SAN FRANCISCO – A federal court judge on Thursday dismissed a lawsuit against Google Inc. (GOOG) by disgruntled advertising customer Kinderstart that had accused the Web search leader of monopolistic business practices.
Judge Jeremy Fogel of the U.S. District Court for the Northern District of California in San Jose said in a ruling he would grant Google's motion to dismiss Kinderstart's complaint, but gave Kinderstart leave to amend and resubmit its case.
"The court concludes that Kinderstart has failed to allege any conduct on the part of Google that significantly threatens or harms competition," Fogel wrote in a 23-page decision.
Kinderstart filed suit in March after Google altered the way it ranked sites in its Web search and advertising system.

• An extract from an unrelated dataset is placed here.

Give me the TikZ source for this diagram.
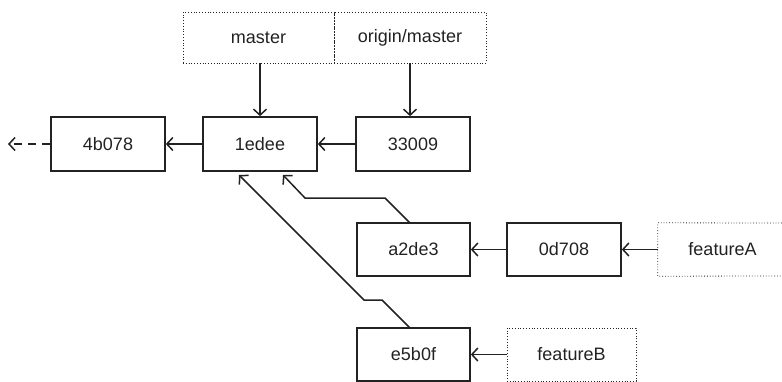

The change allegedly relegated the parental information site to a "zero" ranking in Google searches, leading to a 70 percent plunge in traffic to the site in 2005, according to court papers.
Google considers how it calculates the relevance of Web sites to specific consumer searches to be a closely guarded secret critical to its ability to ward off manipulation of search results by advertisers it deems abusers of its system.
A 2003 ruling in a case filed by Oklahoma City-based Search King Inc. had sided with Google's assertion that the ability to tweak its search results system was a form of opinion protected by free-speech rights.
A Google spokesman was not immediately available to comment on Judge Foley's ruling.
In a lawsuit filed in March, Kinderstart, a Norwalk, California-based company accused Google of "pervasive monopolistic practices" that denied it its free-speech rights, destroyed competition and led to predatory pricing conditions.
Kinderstart had sought class-action status for its suit on behalf of other Web sites that the company alleged had been also effectively been banished from Google's search system.
The complaint argued Google's growing dominance of Web search advertising makes it vital for businesses to rank high in Google search results. As such, Google has become an essential public facility for being discovered on the Web.
The court found all nine counts in Kinderstart's complaint insufficient to refer the case to trial.
Attorneys for Kinderstart said they would promptly file a second, amended complaint to address the judge's concerns prior to the next court date scheduled for September 29.
"Not a single count was dismissed with prejudice by the judge," Kinderstart's legal team said in a statement following the ruling. "Now, plaintiffs have the full opportunity to amend all nine counts in the class action complaint."